Minami Momochi (桃知みなみ, Momochi Minami) is a Japanese DJ, idol and presenter, specialising in music from anime. She is notable for performing while dressed in a kigurumi style outfit, wearing an anime-style face mask while performing.

==Career==
Momochi describes herself as "the world's first animetic idol", and wears an anime-style face mask on stage. She made her TV debut on Anison Live on TV Tokyo, and has since appeared on other TV shows including Quiz 30: Danketsu Seyo!, Tsukuriba and Goddotan. Her other roles include acting as a guide to Asagaya's Anime Street, working as an ambassador for Akihabara, hosting NicoNico Douga live broadcasts, and presenting professional wrestling matches. She was the in ring announcer for Tokyo Joshi Pro Wrestling, the women's division of DDT Pro-Wrestling. She left the promotion in 2017.

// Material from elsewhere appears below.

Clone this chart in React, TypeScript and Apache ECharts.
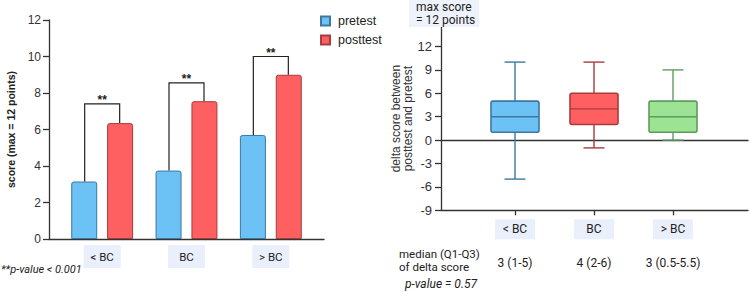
import React, { useEffect, useRef } from "react";
import * as echarts from "echarts";

// Knowledge scores by group, pretest vs posttest
const groups = ["< BC", "BC", "> BC"];
const pretest = [3.15, 3.75, 5.7];
const posttest = [6.35, 7.55, 9.0];
const bracketTops = [7.4, 8.55, 10.0];
const significance = ["**", "**", "**"];
const scoreTicks = [0, 2, 4, 6, 8, 10, 12];

// Delta score (posttest - pretest) per group: [min, Q1, median, Q3, max]
const deltaStats = [
  [-5, 1, 3, 5, 10],
  [-1, 2, 4, 6, 10],
  [0, 1, 3, 5, 9],
];
const deltaTicks = [-9, -6, -3, 0, 3, 6, 9, 12];
const medianIqr = ["3 (1-5)", "4 (2-6)", "3 (0.5-5.5)"];

const BLUE = "#6cc2f4";
const BLUE_EDGE = "#3d78a2";
const RED = "#fe5f60";
const RED_EDGE = "#a63c3c";
const GREEN = "#9ce394";
const GREEN_EDGE = "#5f9c5f";
const boxFills = [BLUE, RED, GREEN];
const boxEdges = [BLUE_EDGE, RED_EDGE, GREEN_EDGE];

const AXIS = "#333";
const SANS = "Liberation Sans";
const ROBOTO = "Roboto";

export default function App() {
  const ref = useRef<HTMLDivElement>(null);

  useEffect(() => {
    if (!ref.current) return;
    const chart = echarts.init(ref.current, null, { renderer: "svg" });

    const frameX = (gridIndex: number, extra: any = {}) => ({
      type: "value",
      gridIndex,
      min: 0,
      max: 1,
      axisLine: { show: true, onZero: false, lineStyle: { color: AXIS, width: 1.3 } },
      axisTick: { show: false },
      axisLabel: { show: false },
      splitLine: { show: false },
      ...extra,
    });

    const option: any = {
      animation: false,
      grid: [
        { left: 49, width: 275, top: 20, height: 219 },
        { left: 60, width: 253, top: 20, height: 219 },
        { left: 441, right: 2, top: 27, height: 183.3 },
        { left: 475.5, width: 237, top: 27, height: 183.3 },
      ],
      legend: {
        left: 320,
        top: 14,
        padding: 0,
        orient: "vertical",
        icon: "rect",
        itemWidth: 9,
        itemHeight: 9,
        itemGap: 5,
        data: ["pretest", "posttest"],
        textStyle: {
          fontFamily: SANS,
          fontSize: 12.5,
          color: "#222",
          lineHeight: 14,
          padding: [0, 0, 0, 3],
        },
      },
      xAxis: [
        frameX(0),
        {
          type: "category",
          gridIndex: 1,
          data: groups,
          axisLine: { show: false },
          axisTick: { show: false },
          axisLabel: {
            fontFamily: ROBOTO,
            fontSize: 11.5,
            color: "#222",
            backgroundColor: "#e9f0fb",
            width: 37,
            height: 23,
            lineHeight: 23,
            align: "center",
            margin: 6,
          },
        },
        frameX(2, { position: "bottom" }),
        frameX(2, { position: "top", axisLine: { show: true, onZero: true, lineStyle: { color: AXIS, width: 1.3 } } }),
        {
          type: "category",
          gridIndex: 3,
          data: groups,
          position: "bottom",
          axisLine: { show: false, onZero: false },
          axisTick: { show: true, alignWithLabel: true, length: 5, lineStyle: { color: AXIS, width: 1.3 } },
          axisLabel: {
            fontFamily: ROBOTO,
            fontSize: 12,
            color: "#222",
            backgroundColor: "#e9f0fb",
            width: 40,
            height: 20,
            lineHeight: 20,
            align: "center",
            margin: 9,
          },
        },
        {
          type: "category",
          gridIndex: 3,
          data: medianIqr,
          position: "bottom",
          axisLine: { show: false, onZero: false },
          axisTick: { show: false },
          axisLabel: { fontFamily: ROBOTO, fontSize: 12, color: "#222", margin: 47 },
        },
      ],
      yAxis: [
        {
          type: "value",
          gridIndex: 0,
          min: 0,
          max: 12,
          interval: 2,
          axisLine: { show: true, lineStyle: { color: AXIS, width: 1.3 } },
          axisTick: { show: true, length: 6, customValues: scoreTicks, lineStyle: { color: AXIS, width: 1.3 } },
          axisLabel: { fontFamily: SANS, fontSize: 12, color: "#333", margin: 8, customValues: scoreTicks },
          splitLine: { show: false },
          name: "score (max = 12 points)",
          nameLocation: "middle",
          nameGap: 33,
          nameTextStyle: { fontFamily: SANS, fontSize: 10.5, fontWeight: "bold", color: "#222" },
        },
        { type: "value", gridIndex: 1, min: 0, max: 12, show: false },
        {
          type: "value",
          gridIndex: 2,
          min: -9,
          max: 14.5,
          interval: 3,
          axisLine: { show: true, onZero: false, lineStyle: { color: AXIS, width: 1.3 } },
          axisTick: { show: true, length: 6, customValues: deltaTicks, lineStyle: { color: AXIS, width: 1.3 } },
          axisLabel: { fontFamily: SANS, fontSize: 13, color: "#333", margin: 9, customValues: deltaTicks },
          splitLine: { show: false },
          name: "delta score between\nposttest and pretest",
          nameLocation: "middle",
          nameGap: 24,
          nameTextStyle: { fontFamily: SANS, fontSize: 12, lineHeight: 12, color: "#333" },
        },
        { type: "value", gridIndex: 3, min: -9, max: 14.5, show: false },
      ],
      series: [
        {
          name: "pretest",
          type: "bar",
          xAxisIndex: 1,
          yAxisIndex: 1,
          data: pretest,
          barWidth: 26,
          barGap: "38%",
          itemStyle: { color: BLUE, borderColor: BLUE_EDGE, borderWidth: 1, borderRadius: [2, 2, 0, 0] },
        },
        {
          name: "posttest",
          type: "bar",
          xAxisIndex: 1,
          yAxisIndex: 1,
          data: posttest,
          barWidth: 26,
          barGap: "38%",
          itemStyle: { color: RED, borderColor: RED_EDGE, borderWidth: 1, borderRadius: [2, 2, 0, 0] },
        },
        {
          // significance brackets between paired bars
          type: "custom",
          xAxisIndex: 1,
          yAxisIndex: 1,
          z: 3,
          data: groups.map((_, i) => [i, pretest[i], posttest[i], bracketTops[i]]),
          renderItem: (params: any, api: any) => {
            const i = api.value(0);
            const [cx, yTop] = api.coord([i, api.value(3)]);
            const yPre = api.coord([i, api.value(1)])[1];
            const yPost = api.coord([i, api.value(2)])[1];
            const half = 17.5;
            return {
              type: "group",
              children: [
                {
                  type: "polyline",
                  shape: { points: [[cx - half, yPre], [cx - half, yTop], [cx + half, yTop], [cx + half, yPost]] },
                  style: { stroke: "#222", lineWidth: 1.2, fill: null },
                },
                {
                  type: "text",
                  x: cx,
                  y: yTop - 4,
                  style: {
                    text: significance[i],
                    align: "center",
                    verticalAlign: "middle",
                    fontFamily: SANS,
                    fontWeight: "bold",
                    fontSize: 12,
                    fill: "#222",
                  },
                },
              ],
            };
          },
        },
        {
          // box-and-whisker plot of delta scores
          type: "custom",
          xAxisIndex: 4,
          yAxisIndex: 3,
          z: 3,
          data: deltaStats.map((s, i) => [i, ...s]),
          renderItem: (params: any, api: any) => {
            const i = api.value(0);
            const y = (k: number) => api.coord([i, api.value(k)])[1];
            const cx = api.coord([i, 0])[0];
            const yMin = y(1), yQ1 = y(2), yMed = y(3), yQ3 = y(4), yMax = y(5);
            const boxW = 48;
            const capW = 21;
            const edge = boxEdges[i];
            const line = (x1: number, y1: number, x2: number, y2: number) => ({
              type: "line",
              shape: { x1, y1, x2, y2 },
              style: { stroke: edge, lineWidth: 1.4 },
            });
            return {
              type: "group",
              children: [
                line(cx, yMax, cx, yMin),
                line(cx - capW / 2, yMax, cx + capW / 2, yMax),
                line(cx - capW / 2, yMin, cx + capW / 2, yMin),
                {
                  type: "rect",
                  shape: { x: cx - boxW / 2, y: yQ3, width: boxW, height: yQ1 - yQ3, r: 2 },
                  style: { fill: boxFills[i], stroke: edge, lineWidth: 1.6 },
                },
                line(cx - boxW / 2, yMed, cx + boxW / 2, yMed),
              ],
            };
          },
        },
      ],
      graphic: [
        {
          type: "text",
          left: 409,
          top: 0,
          z: 10,
          style: {
            text: "max score\n= 12 points",
            fontFamily: ROBOTO,
            fontSize: 12,
            lineHeight: 12.5,
            fill: "#222",
            backgroundColor: "#eef2fa",
            padding: [1, 4, 1, 7],
          },
        },
        {
          type: "text",
          left: 399,
          top: 248,
          style: { text: "median (Q1-Q3)", fontFamily: ROBOTO, fontSize: 11.5, fill: "#222" },
        },
        {
          type: "text",
          left: 399,
          top: 260.5,
          style: { text: "of delta score", fontFamily: ROBOTO, fontSize: 11.5, fill: "#222" },
        },
        {
          type: "text",
          left: 405,
          top: 278,
          style: {
            text: "p-value = 0.57",
            fontFamily: ROBOTO,
            fontStyle: "italic",
            fontSize: 12,
            fill: "#222",
          },
        },
        {
          type: "text",
          left: 1,
          top: 264,
          style: {
            text: "**p-value < 0.001",
            fontFamily: ROBOTO,
            fontStyle: "italic",
            fontSize: 11,
            fill: "#222",
          },
        },
      ],
    };

    chart.setOption(option);
    return () => chart.dispose();
  }, []);

  return (
    <div
      ref={ref}
      style={{ position: "absolute", left: 0, top: 0, width: 750, height: 292, background: "#fff" }}
    />
  );
}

Momochi claims in an interview with Vice Japan that she looked like an anime character as a child and "used to have a bit of complex about it", but because she was complimented on her looks she decided to become an anime-like idol. She also says that made her own original anime series.

In 2014, Momochi successfully crowdfunded a campaign to become the star in a series of sci-fi ninja light novels, raising ¥1,852,300 ($17,000) on the website Green Funding. The novels, entitled Catch Me in Asagaya: Ninja Mangatronique, are written by Kasuga Yasunori and features a cover illustration by Techno Fuyuno.

==Influences==
Momochi has stated that when DJing that she prefers to use anime songs that used fixed choreography so that she can dance with the crowd, examples being music from the series Pretty Cure and Love Live!. She has also said that musicians that have influenced her include hide from X Japan.